What you have to do: Nothing beyond the line containing "dates = dates[~dates.isin(pd.to_datetime(holidays))]" is to be printed; print exactly each line from the start of the records below through that line, leaving out pictures.

Supplied information:
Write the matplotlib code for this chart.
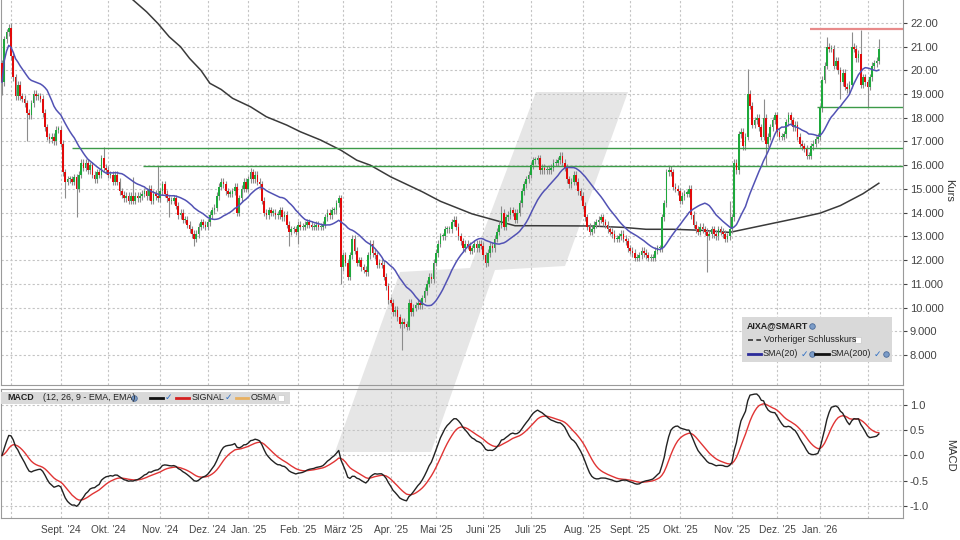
import numpy as np
import pandas as pd
import matplotlib
matplotlib.use("Agg")
import matplotlib.pyplot as plt
from matplotlib.patches import Polygon, Rectangle
from matplotlib.lines import Line2D

plt.rcParams['font.family'] = ['Liberation Sans', 'DejaVu Sans']

# Xetra trading days, end of July 2024 to early February 2026
holidays = ["2024-12-24", "2024-12-25", "2024-12-26", "2024-12-31", "2025-01-01",
            "2025-04-18", "2025-04-21", "2025-05-01", "2025-12-24", "2025-12-25",
            "2025-12-26", "2025-12-31", "2026-01-01"]
dates = pd.bdate_range("2024-07-26", "2026-02-09")
dates = dates[~dates.isin(pd.to_datetime(holidays))]

# daily closes
closes = [
    19.5, 21.3, 21.6, 21.8, 20.6, 19.7, 18.9, 19.4, 18.9, 18.8,
    18.6, 18.2, 18.1, 18.6, 19.0, 18.9, 18.9, 18.8, 18.2, 17.6,
    17.2, 17.1, 17.2, 17.0, 17.5, 17.5, 16.9, 15.7, 15.3, 15.4,
    15.4, 15.3, 15.5, 15.0, 15.6, 16.1, 15.9, 16.1, 15.8, 16.0,
    15.6, 15.4, 15.7, 15.6, 16.3, 15.9, 15.8, 15.6, 15.6, 15.3,
    15.6, 15.3, 14.9, 14.75, 14.6, 14.7, 14.5, 14.7, 14.5, 14.7,
    14.6, 14.7, 14.8, 14.9, 14.7, 15.0,
    14.5, 14.8, 14.7, 14.6, 14.9, 15.2, 14.8, 14.6, 14.5, 14.5,
    14.6, 14.3, 13.9, 14.0, 13.7, 13.7, 13.5, 13.3, 13.1, 12.9,
    13.1, 13.4, 13.6, 13.5, 13.4, 13.6, 13.9, 14.1, 14.2, 14.7,
    15.1, 15.3, 15.2, 14.9, 14.8, 14.8, 14.9, 15.1, 14.0, 14.6,
    15.0, 15.3, 15.0, 15.4, 15.7, 15.4, 15.6, 15.3, 15.2, 14.5,
    14.0, 13.9, 14.1, 14.0, 14.0, 13.9, 13.9, 14.1, 13.8, 13.9,
    13.5, 13.2,
    13.3, 13.3, 13.2, 13.5, 13.4, 13.4, 13.5, 13.6, 13.5, 13.4,
    13.4, 13.5, 13.4, 13.4, 13.5, 13.8, 14.0, 13.9, 14.1, 14.1,
    14.4, 14.6, 11.7, 12.2, 11.9, 11.3, 12.2, 12.9, 12.4, 11.9,
    12.0, 11.7, 11.6, 11.5, 12.2, 12.7, 12.3, 12.2, 11.8, 11.9,
    11.8, 11.3, 10.9, 10.3, 10.2, 9.8, 9.9, 9.6, 9.3, 9.4,
    9.3, 9.2, 10.2, 9.8, 10.0, 10.1, 10.2, 10.1, 10.4, 10.7,
    11.0, 11.3, 11.2, 11.9, 12.3, 12.7, 13.0,
    13.0, 13.3, 13.3, 13.3, 13.6, 13.7, 13.4, 13.0, 12.8, 12.5,
    12.7, 12.6, 12.4, 12.5, 12.7, 12.5, 12.7, 12.6, 12.2, 11.9,
    12.3, 12.6, 12.5, 12.9, 13.2, 13.5, 14.0, 13.4, 13.8, 13.9,
    14.1, 14.0, 13.7, 14.0, 14.4, 14.9, 15.2, 15.4, 15.6, 16.0,
    16.2, 16.2, 16.3, 15.8, 15.9, 15.8, 15.8, 15.8, 15.9, 16.1,
    16.1, 16.2, 16.4, 16.1, 15.9, 15.4, 15.2, 15.3, 15.6, 15.3,
    14.9, 14.7, 14.3, 13.8, 13.4, 13.2,
    13.3, 13.5, 13.6, 13.7, 13.8, 13.6, 13.5, 13.3, 13.2, 13.1,
    12.9, 12.9, 13.0, 13.1, 12.9, 12.8, 12.5, 12.4, 12.3, 12.1,
    12.1, 12.2, 12.4, 12.3, 12.2, 12.1, 12.1, 12.1, 12.4, 12.5,
    12.5, 13.8, 14.4, 15.7, 15.8, 15.7, 15.1, 15.0, 14.9, 14.5,
    14.7, 14.8, 14.8, 15.0, 13.9, 13.5, 13.3, 13.2, 13.4, 13.3,
    13.2, 13.0, 13.1, 13.3, 13.1, 13.0, 13.3, 13.2, 13.1, 12.9,
    13.0,
    13.3, 13.8, 16.1, 15.8, 17.3, 17.4, 16.8, 17.2, 19.0, 18.5,
    17.7, 17.9, 18.0, 17.6, 17.2, 18.0, 16.9, 17.2, 17.6, 17.9,
    18.1, 17.4, 17.2, 17.2, 17.3, 17.8, 18.1, 17.9, 17.6, 17.7,
    17.2, 16.9, 16.8, 16.7, 16.4, 16.4, 16.8, 16.9, 17.1, 17.2,
    18.4, 19.6, 20.2, 21.0, 20.9, 20.9, 20.2, 20.4, 20.0, 19.5,
    19.9, 19.3, 19.2, 19.4, 21.0, 20.9, 20.5, 20.7, 19.4, 19.7,
    19.5, 19.3, 19.7, 20.2, 20.3, 20.4, 20.9,
]
first_open = 20.3

# long wicks visible in the chart (trading day index -> price)
spike_highs = {4: 22.0, 45: 16.75, 58: 15.5, 69: 15.95, 110: 15.9, 221: 14.3,
               322: 14.5, 330: 20.07, 337: 18.8, 365: 21.4, 376: 21.6, 380: 21.7, 388: 21.3}
spike_lows = {0: 18.95, 11: 17.0, 28: 14.6, 33: 13.8, 74: 13.8, 85: 12.6, 127: 12.6,
              131: 12.7, 150: 11.0, 177: 8.2, 214: 11.7, 312: 11.5, 338: 16.0,
              371: 18.8, 383: 18.45}

# SMA(200) as drawn (trading day index, value)
sma200_days = [55, 58, 64, 69, 74, 79, 83, 88, 92, 97, 102, 110, 117, 126, 132, 141,
               150, 157, 163, 172, 186, 194, 208, 219, 227, 236, 260, 275, 285, 297,
               309, 322, 337, 352, 362, 371, 381, 388]
sma200_vals = [23.2, 22.96, 22.46, 21.97, 21.41, 20.99, 20.5, 20.0, 19.45, 19.19, 18.82,
               18.46, 18.04, 17.69, 17.41, 17.06, 16.63, 16.21, 16.0, 15.51, 14.88, 14.48,
               13.95, 13.66, 13.45, 13.45, 13.44, 13.38, 13.3, 13.3, 13.26, 13.17, 13.47,
               13.77, 13.98, 14.3, 14.8, 15.24]

# horizontal marker lines: level and first trading day
hline_levels = [21.72, 18.44, 16.71, 15.95]
hline_start = [357.5, 360.6, 31.0, 62.4]
hline_colors = ['#e88a8a', '#3c9a48', '#3c9a48', '#3c9a48']

price_ticks = [22, 21, 20, 19, 18, 17, 16, 15, 14, 13, 12, 11, 10, 9, 8]
price_labels = ["22.00", "21.00", "20.00", "19.000", "18.000", "17.000", "16.000",
                "15.000", "14.000", "13.000", "12.000", "11.000", "10.000", "9.000", "8.000"]
macd_ticks = [1.0, 0.5, 0.0, -0.5, -1.0]
month_labels = ["", "Sept. '24", "Okt. '24", "Nov. '24", "Dez. '24", "Jan. '25", "Feb. '25",
                "März '25", "Apr. '25", "Mai '25", "Juni '25", "Juli '25", "Aug. '25",
                "Sept. '25", "Okt. '25", "Nov. '25", "Dez. '25", "Jan. '26", ""]

c = pd.Series(closes, dtype=float)
n = len(c)
x = np.arange(n)
o = np.r_[first_open, c.values[:-1]]
body_lo = np.minimum(o, c.values)
body_hi = np.maximum(o, c.values)
hi = body_hi + 0.15
lo = body_lo - 0.15
for d, v in spike_highs.items():
    hi[d] = v
for d, v in spike_lows.items():
    lo[d] = v

sma20 = c.rolling(20, min_periods=1).mean()
macd = c.ewm(span=12, adjust=False).mean() - c.ewm(span=26, adjust=False).mean()
signal = macd.ewm(span=9, adjust=False).mean()

months = dates.to_period("M")
month_pos = np.flatnonzero(np.r_[True, months[1:] != months[:-1]])[1:]

W, H = 960, 540
fig = plt.figure(figsize=(9.6, 5.4), dpi=100, facecolor='white')
ax = fig.add_axes([1 / W, 1 - 385 / H, 902 / W, 385 / H])
mx = fig.add_axes([1 / W, 1 - 518 / H, 902 / W, 129 / H])

def fpt(px, py):
    return (px / W, 1 - py / H)

# watermark slash behind both panels
wm = [(536, 92), (628, 92), (565, 266), (495, 270), (431, 452), (335, 452), (400, 272), (470, 268)]
fig.patches.append(Polygon([fpt(*p) for p in wm], closed=True, transform=fig.transFigure,
                           facecolor='#e6e6e6', edgecolor='none', zorder=-1))

xmin, xmax = -0.44, 398.7
grid_kw = dict(color='#c4c4c4', linestyle=(0, (2, 2)), linewidth=0.8)

for a in (ax, mx):
    a.set_facecolor('none')
    a.set_xlim(xmin, xmax)
    a.set_xticks(month_pos)
    a.grid(True, **grid_kw)
    a.set_axisbelow(True)
    a.yaxis.tick_right()
    a.tick_params(axis='y', labelsize=8, colors='#444444', length=3, pad=2)
    for s in a.spines.values():
        s.set_color('#9a9a9a')

# price panel
ax.set_ylim(6.74, 22.96)
ax.set_yticks(price_ticks)
ax.set_yticklabels(price_labels)
ax.tick_params(axis='x', length=0, labelbottom=False)
ax.spines['top'].set_visible(False)

ax.plot(sma200_days, sma200_vals, color='#3a3a3a', lw=1.1, zorder=1)
ax.vlines(x, lo, hi, color='#8c8c8c', lw=0.8, zorder=2)
up = c.values >= o
ax.bar(x, np.maximum(body_hi - body_lo, 0.05), bottom=body_lo, width=0.75,
       color=np.where(up, '#1ea83c', '#e20a0a'), linewidth=0, zorder=3)
ax.plot(x, sma20, color='#5252b4', lw=1.1, zorder=4)
for lvl, st, col in zip(hline_levels, hline_start, hline_colors):
    ax.hlines(lvl, st, xmax, color=col, lw=1.6 if col == '#e88a8a' else 1.0, zorder=2.5)

# MACD panel
mx.set_ylim(-1.238, 1.317)
mx.set_yticks(macd_ticks)
mx.set_yticklabels([f"{t:.1f}" for t in macd_ticks])
mx.set_xticklabels(month_labels)
mx.tick_params(axis='x', labelsize=7.3, colors='#444444', length=0, pad=5)
mx.plot(x, signal, color='#e03434', lw=1.0, zorder=3)
mx.plot(x, macd, color='#222222', lw=1.0, zorder=4)

fig.text(*fpt(949, 190), "Kurs", rotation=270, ha='center', va='center', fontsize=8, color='#333333')
fig.text(*fpt(950, 455), "MACD", rotation=270, ha='center', va='center', fontsize=8, color='#333333')

def seg(x0, x1, y, **kw):
    (a0, b0), (a1, _) = fpt(x0, y), fpt(x1, y)
    fig.lines.append(Line2D([a0, a1], [b0, b0], transform=fig.transFigure, zorder=6, **kw))

def dot(px, py, **kw):
    a0, b0 = fpt(px, py)
    fig.lines.append(Line2D([a0], [b0], transform=fig.transFigure, zorder=6, **kw))

globe = dict(marker='o', markersize=4, markerfacecolor='#7b9cc8', markeredgecolor='#4a6a98',
             markeredgewidth=0.6, linestyle='none')
box = dict(marker='s', markersize=4.5, markerfacecolor='white', markeredgecolor='#cfcfcf',
           markeredgewidth=0.6, linestyle='none')
check = dict(fontsize=6.5, color='#2f6fc4', ha='center', va='center', family=['DejaVu Sans'],
             fontweight='bold', zorder=7)
txt = dict(fontsize=6.4, color='#222222', va='center', zorder=7)

# legend box in price panel
bx, by = fpt(741.7, 361.7)
fig.patches.append(Rectangle((bx, by), 150.6 / W, 44.4 / H, transform=fig.transFigure,
                             facecolor='#d9d9d9', edgecolor='none', zorder=5))
fig.text(*fpt(747, 326), "AIXA@SMART", fontweight='bold', **txt)
dot(812, 326, **globe)
seg(748, 761, 339.5, color='#333333', lw=1.2, linestyle=(0, (3, 2)))
fig.text(*fpt(764, 339.5), "Vorheriger Schlusskurs", **txt)
dot(858, 339.5, **box)
seg(748, 761, 354, color='#2b2b9a', lw=2)
fig.text(*fpt(763, 354), "SMA(20)", **txt)
fig.text(*fpt(804, 354), "✓", **check)
dot(812, 354, **globe)
seg(815, 829, 354, color='#111111', lw=2)
fig.text(*fpt(831, 354), "SMA(200)", **txt)
fig.text(*fpt(877, 354), "✓", **check)
dot(886, 354, **globe)

# MACD header box
bx, by = fpt(1, 403.5)
fig.patches.append(Rectangle((bx, by), 289 / W, 12 / H, transform=fig.transFigure,
                             facecolor='#d9d9d9', edgecolor='none', zorder=5))
fig.text(*fpt(7, 397.5), "MACD", fontweight='bold', **txt)
fig.text(*fpt(43, 397.5), "(12, 26, 9 - EMA, EMA)", **txt)
dot(134, 397.5, **globe)
seg(150, 163, 397.5, color='#111111', lw=2)
fig.text(*fpt(168, 397.5), "✓", **check)
seg(176, 189, 397.5, color='#d42020', lw=2)
fig.text(*fpt(192, 397.5), "SIGNAL", **txt)
fig.text(*fpt(228, 397.5), "✓", **check)
seg(236, 248, 397.5, color='#e8b060', lw=2)
fig.text(*fpt(251, 397.5), "OSMA", **txt)
dot(281, 397.5, **box)

fig.savefig("out.png", dpi=100, facecolor='white')
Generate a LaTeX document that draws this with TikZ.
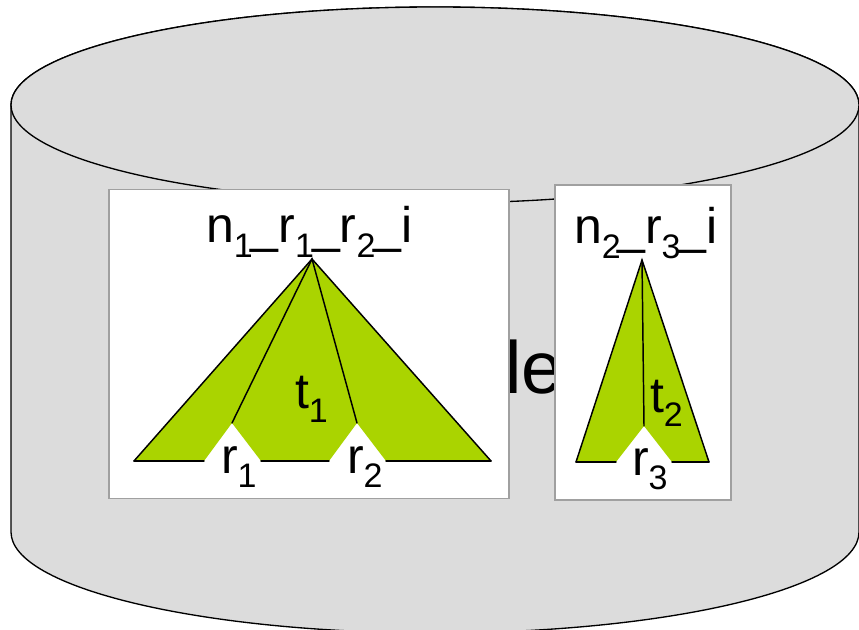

Output for this exercise:
Write the matplotlib code for this chart.
import numpy as np
import pandas as pd
import matplotlib
matplotlib.use("Agg")
import matplotlib.pyplot as plt
from matplotlib.patches import Polygon, Rectangle
from matplotlib.lines import Line2D

plt.rcParams['font.family'] = ['Liberation Sans', 'DejaVu Sans']

# Xetra trading days, end of July 2024 to early February 2026
holidays = ["2024-12-24", "2024-12-25", "2024-12-26", "2024-12-31", "2025-01-01",
            "2025-04-18", "2025-04-21", "2025-05-01", "2025-12-24", "2025-12-25",
            "2025-12-26", "2025-12-31", "2026-01-01"]
dates = pd.bdate_range("2024-07-26", "2026-02-09")
dates = dates[~dates.isin(pd.to_datetime(holidays))]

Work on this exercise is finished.